Creative thinkers and makers provide their communities with joy, hope, interaction, and inspiration. They are ambassadors of the natural world. By providing a source of access, artists activate our senses to the natural world. Storytelling is a powerful ally to move hearts and minds.
Nature and climate projects have been a staple of the arts community since the beginning. Climate change is a muse today. Photographer Ansel Adams wrote: “The quality of place, the reaction to immediate contact with the earth and growing things, … is essential to the integrity of our existence on this planet.”
In the past, artists introduced the public to the geology of ice and the concept of ice ages as evidence of Earth’s ancient origins. Today, artists present the fragility of ice, which is rapidly disappearing in our warming world of climate change. Artists highlight the sublime beauty and deteriorating condition of the planet’s once-remote regions: alpine mountain chains, the Arctic, and Antarctica.

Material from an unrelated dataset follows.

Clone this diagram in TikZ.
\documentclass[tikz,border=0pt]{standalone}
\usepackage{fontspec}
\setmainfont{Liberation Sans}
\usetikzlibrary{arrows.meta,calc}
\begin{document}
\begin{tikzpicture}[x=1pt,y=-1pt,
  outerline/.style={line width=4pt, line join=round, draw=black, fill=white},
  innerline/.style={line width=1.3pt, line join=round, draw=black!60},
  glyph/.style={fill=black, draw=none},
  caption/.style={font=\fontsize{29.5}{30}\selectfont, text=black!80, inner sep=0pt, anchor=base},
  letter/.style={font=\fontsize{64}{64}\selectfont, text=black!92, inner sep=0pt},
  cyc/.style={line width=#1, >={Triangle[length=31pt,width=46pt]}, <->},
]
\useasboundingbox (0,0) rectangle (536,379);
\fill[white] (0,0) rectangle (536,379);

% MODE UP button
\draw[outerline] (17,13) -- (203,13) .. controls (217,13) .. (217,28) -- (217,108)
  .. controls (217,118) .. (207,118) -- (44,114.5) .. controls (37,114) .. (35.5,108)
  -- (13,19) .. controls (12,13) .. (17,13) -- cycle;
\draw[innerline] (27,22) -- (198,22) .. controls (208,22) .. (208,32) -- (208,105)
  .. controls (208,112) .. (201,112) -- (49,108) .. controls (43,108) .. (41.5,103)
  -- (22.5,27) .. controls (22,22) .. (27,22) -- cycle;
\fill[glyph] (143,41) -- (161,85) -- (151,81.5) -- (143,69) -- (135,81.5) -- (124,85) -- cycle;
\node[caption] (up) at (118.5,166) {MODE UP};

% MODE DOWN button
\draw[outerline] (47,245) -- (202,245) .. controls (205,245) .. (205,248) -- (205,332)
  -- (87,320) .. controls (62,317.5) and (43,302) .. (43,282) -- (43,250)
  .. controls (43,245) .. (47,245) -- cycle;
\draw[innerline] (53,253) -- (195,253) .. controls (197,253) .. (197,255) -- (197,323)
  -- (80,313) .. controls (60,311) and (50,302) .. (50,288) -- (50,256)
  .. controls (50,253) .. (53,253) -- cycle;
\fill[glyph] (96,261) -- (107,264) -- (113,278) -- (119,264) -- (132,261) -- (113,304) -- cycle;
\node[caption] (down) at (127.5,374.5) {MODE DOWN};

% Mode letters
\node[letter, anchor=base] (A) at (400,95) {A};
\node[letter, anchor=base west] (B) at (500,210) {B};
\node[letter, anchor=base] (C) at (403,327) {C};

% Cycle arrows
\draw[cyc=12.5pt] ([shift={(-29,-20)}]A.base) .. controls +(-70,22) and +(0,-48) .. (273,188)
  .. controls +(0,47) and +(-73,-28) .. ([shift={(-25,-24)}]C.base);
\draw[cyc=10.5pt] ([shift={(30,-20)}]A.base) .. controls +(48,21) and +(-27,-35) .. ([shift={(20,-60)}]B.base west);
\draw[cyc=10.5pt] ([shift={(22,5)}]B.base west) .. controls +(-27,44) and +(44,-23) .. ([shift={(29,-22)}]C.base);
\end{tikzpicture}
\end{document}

The arts are an essential part of creating large-scale public awareness and understanding of climate change that can bring about substantive policy change. Tying together the scientific and creative worlds in pieces of beauty and activism, creatives have the influence to raise environmentalism’s priority and bring climate-supportive measures to the forefront of cultural conversations.
We know about the power of awareness, visualizations, and connections to inspire and motivate. Let’s look at some additional strengths that the arts community brings to the complex table of problem-solving.
Artist collectives like Dear Climate, the Cape Farewell Project, Vanishing Ice, Countdown-TED, and specific artists such as Olafur Eliasson, Tavares Strachen, Mel Chin, and others have created works meant to motivate the public on this issue.
Without a doubt, entrepreneurs, leaders, advocates, and activists will change existing paradigms in profound ways. Some myths and existing standards will be shattered for climate-friendly futures. To remain agile and resilient in this VUCA world, organizers need to determine paths forward through futures programs that give an entrepreneurial, social, and leading edge.
To win the battle, we need to rely on the strengths of every cohort. Every artist plays a different and necessary part in contributing to our society’s overall health, development, and well-being. In addition to cultural bridges, arts deliver mental health benefits from both doing and appreciating. The creative orbit is home to diversity and inclusion.
Food scarcity will be a rising issue, but creative culinary wizards are ready to make nutritional, tasty, and culturally sensitive dishes from new sources. Creatives are experts at communicating in many forms. Everything manufactured item has a creative mind behind the wheel of its appearance. Technology isn’t limited to what we see in the tech basket today. The Internet of Things and Artificial Intelligence have the most significant potential from today’s crop to help us better predict and titrate resource usages.
On the horizon, biophilic surfaces, alternate realities, and alternate materials designed with a climate-friendly, user-centric viewpoint are coming into focus. Designers, well, create our living spaces. Economists can benefit from improved pattern identification and risk valuation.
Of all the creative community’s transferable skills, creative and innovative thinking is its most incredible. The abilities to dream up and “what if” are the hallmarks of the creative. Think you can’t schedule creative time? The creative does it all day, every day. The amateur waits for inspiration; the professional makes it happen, and teaches it.
We can genuinely solve this crisis: Creatively.